Of course, not every case involves a quick arrest. Catherine Doak recalled the long years following the 2004 murder of her daughter, Victoria Knight, during a robbery of a check-cashing store.
"It was a cold case, and I went for several years without any contact from anybody," Doak said. "There were no advocates."
She stepped into that void, offering support to other families experiencing a similar loss. In 2009, she joined the Tulsa Police Department's chaplaincy program to help even more victims.
"Sometimes families don't need me. Sometimes they need me desperately," Doak said. She helps coordinate a yearly event honoring the memory of homicide victims; the DA's office has a similar event.
Recently, the DA's office and the Mental Health Association in Tulsa established a support group for families who have lost a loved one through violence. "I've heard some wonderful stories about that," Doak said.

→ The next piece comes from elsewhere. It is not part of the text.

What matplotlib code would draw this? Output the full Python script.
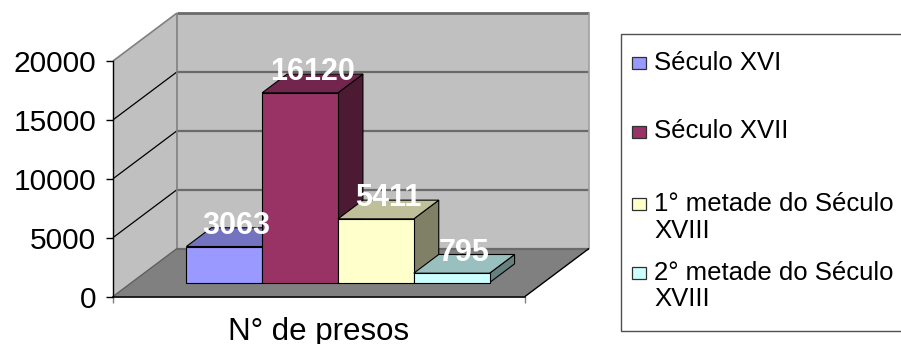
import matplotlib
matplotlib.use('Agg')
import matplotlib.pyplot as plt
from matplotlib.patches import Polygon, Rectangle

plt.rcParams['font.family'] = ['Liberation Sans', 'DejaVu Sans']

# ---- data ----
category = 'N° de presos'
series = ['Século XVI', 'Século XVII', '1° metade do Século\nXVIII', '2° metade do Século\nXVIII']
values = [3063, 16120, 5411, 795]
yticks = [0, 5000, 10000, 15000, 20000]
colors = ['#9999FF', '#993366', '#FFFFCC', '#CCFFFF']

W, H = 901, 344
fig = plt.figure(figsize=(W / 100, H / 100), dpi=100)

# front plane of the 3-D box (pixels)
fx0, fx1, fy0, fytop = 113, 525, 296.5, 61
ax = fig.add_axes([fx0 / W, (H - fy0) / H, (fx1 - fx0) / W, (fy0 - fytop) / H])
ymax = yticks[-1]
ax.set_xlim(0, 1)
ax.set_ylim(0, ymax)
ax.patch.set_visible(False)

# depth offset (in data units) for depth 1
DX = 64 / (fx1 - fx0)
DY = 48 / (fy0 - fytop) * ymax


def P(x, y, d):
    return (x + d * DX, y + d * DY)


def poly(pts, fc, ec='none', lw=0.8, z=1):
    ax.add_patch(Polygon(pts, closed=True, facecolor=fc, edgecolor=ec, lw=lw,
                         clip_on=False, zorder=z, joinstyle='miter'))


def line(p, q, color, lw=1.0, z=1.5):
    ax.plot([p[0], q[0]], [p[1], q[1]], color=color, lw=lw, clip_on=False,
            zorder=z, solid_capstyle='butt')


wall = '#C0C0C0'
floor = '#808080'
# left wall
poly([P(0, 0, 0), P(0, ymax, 0), P(0, ymax, 1), P(0, 0, 1)], wall)
# back wall
poly([P(0, 0, 1), P(0, ymax, 1), P(1, ymax, 1), P(1, 0, 1)], wall)
# floor
poly([P(0, 0, 0), P(1, 0, 0), P(1, 0, 1), P(0, 0, 1)], floor)

# gridlines
for v in yticks[1:-1]:
    line(P(0, v, 0), P(0, v, 1), 'black', 0.9)
    line(P(0, v, 1), P(1, v, 1), '#6a6a6a', 1.6)
# wall edges
line(P(0, ymax, 0), P(0, ymax, 1), '#808080', 1.2)
line(P(0, ymax, 1), P(1, ymax, 1), '#6a6a6a', 2.0)
line(P(0, 0, 1), P(0, ymax, 1), '#808080', 1.2)
line(P(1, 0, 1), P(1, ymax, 1), '#a0a0a0', 1.2)
line(P(0, 0, 1), P(1, 0, 1), '#6a6a6a', 1.6)
line(P(0, 0, 0), P(0, 0, 1), '#606060', 1.0)
line(P(1, 0, 0), P(1, 0, 1), 'black', 1.0, z=2)

# bars
start, bw = 0.133, 0.184
d0, d1 = 0.29, 0.68


def shade(c, f):
    c = c.lstrip('#')
    r, g, b = (int(c[i:i + 2], 16) for i in (0, 2, 4))
    return (r / 255 * f, g / 255 * f, b / 255 * f)


for i, (v, c) in enumerate(zip(values, colors)):
    xl = start + i * bw
    xr = xl + bw
    # side
    poly([P(xr, 0, d0), P(xr, v, d0), P(xr, v, d1), P(xr, 0, d1)], shade(c, 0.5), 'black', z=3)
    # top
    poly([P(xl, v, d0), P(xr, v, d0), P(xr, v, d1), P(xl, v, d1)], shade(c, 0.75), 'black', z=3)
    # front
    poly([P(xl, 0, d0), P(xr, 0, d0), P(xr, v, d0), P(xl, v, d0)], c, 'black', z=3)

for i, v in enumerate(values):
    xc = start + (i + 0.5) * bw
    ax.annotate(f'{v}', xy=P(xc, v, (d0 + d1) / 2), xytext=(0, 8),
                textcoords='offset points', ha='center', va='center',
                fontsize=22, fontweight='bold', color='white', zorder=5,
                annotation_clip=False)

# axes spines / ticks
for s in ['top', 'right']:
    ax.spines[s].set_visible(False)
ax.spines['left'].set_linewidth(1.0)
ax.spines['bottom'].set_linewidth(1.2)
ax.spines['left'].set_zorder(2)
ax.spines['bottom'].set_zorder(2)
ax.set_yticks(yticks)
ax.set_yticklabels([str(t) for t in yticks])
ax.tick_params(axis='y', length=5, width=1.0, pad=7, labelsize=21.5, direction='out')
ax.set_xticks([0, 1])
ax.set_xticklabels([])
ax.tick_params(axis='x', length=4.5, width=1.0, color='#808080', direction='out')
ax.set_xlabel(category, fontsize=22.5)
ax.xaxis.label.set_va('baseline')
ax.xaxis.set_label_coords(0.5, (fy0 - 340) / (fy0 - fytop))

# legend (manual, Excel style)
fig.add_artist(Rectangle((620.5 / W, (H - 331) / H), (906 - 620.5) / W, (331 - 34) / H,
                         transform=fig.transFigure, facecolor='white',
                         edgecolor='#505050', lw=1.0))
entry_y = [62.5, 131.5, 204, 273]
for lab, c, yc in zip(series, colors, entry_y):
    fig.add_artist(Rectangle((631.5 / W, (H - yc - 6) / H), 14 / W, 12 / H,
                             transform=fig.transFigure, facecolor=c,
                             edgecolor='#303030', lw=0.9))
    for k, ln in enumerate(lab.split('\n')):
        fig.text(654 / W, (H - yc - 26.5 * k) / H, ln, fontsize=18.5,
                 ha='left', va='center')

fig.savefig('out.png', dpi=100)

She expressed some doubt about the need for more research into victim services, but the Vision 21 effort is also about taking a fresh look at the entire criminal justice system.
"For those victimized by family members rather than strangers, as well as victims from Indian Country and crime-ridden city neighborhoods, justice is not always about a retributive system," the report states. "These victims brought to the conversation a passion for promoting broader policies of prevention and innovative public safety programs to hold offenders accountable and reduce recidivism while promoting healing for victims."
This tension can perhaps most often be seen in domestic violence cases. Kunzweiler described how it's not uncommon for a victim to try to sway a prosecutor to back off of charges.
"I agree it can't always be about retribution," Kunzweiler said. "But it's really hard to look at somebody who's got raccoon eyes from having their face beaten in, to sit there and say you mean we're not going to put this guy in jail for a period of time?"
Kunzweiler said he explains how the courts can mandate counseling of various kinds to help the offender -- and thus the family.
"That's not retribution, that's solution," he said.
Ultimately, "we always have to look at public safety," he said. "That's, I think, at the forefront of any prosecutor's assessment."
Doak praised domestic violence programs for victims in Tulsa, as well as the DA's victim advocates.
Statewide, she's taken part in a "needs assessment" report on improving victim services, which led to creation of the Oklahoma Victim Assistance Academy. The week-long training program for law enforcement agencies and others helps them learn how to best help victims.
Police eventually found DNA evidence leading to a conviction in her daughter's case, and Doak said she would like to meet the man who killed her daughter. "It's my faith," she said.
After reading about Vision 21, "I'm looking at all this information on the government level, but I'm thinking one-on-one," she said, noting the limited funding for victim services in Tulsa. "I don't think more research is necessary. I think that more advocates are necessary."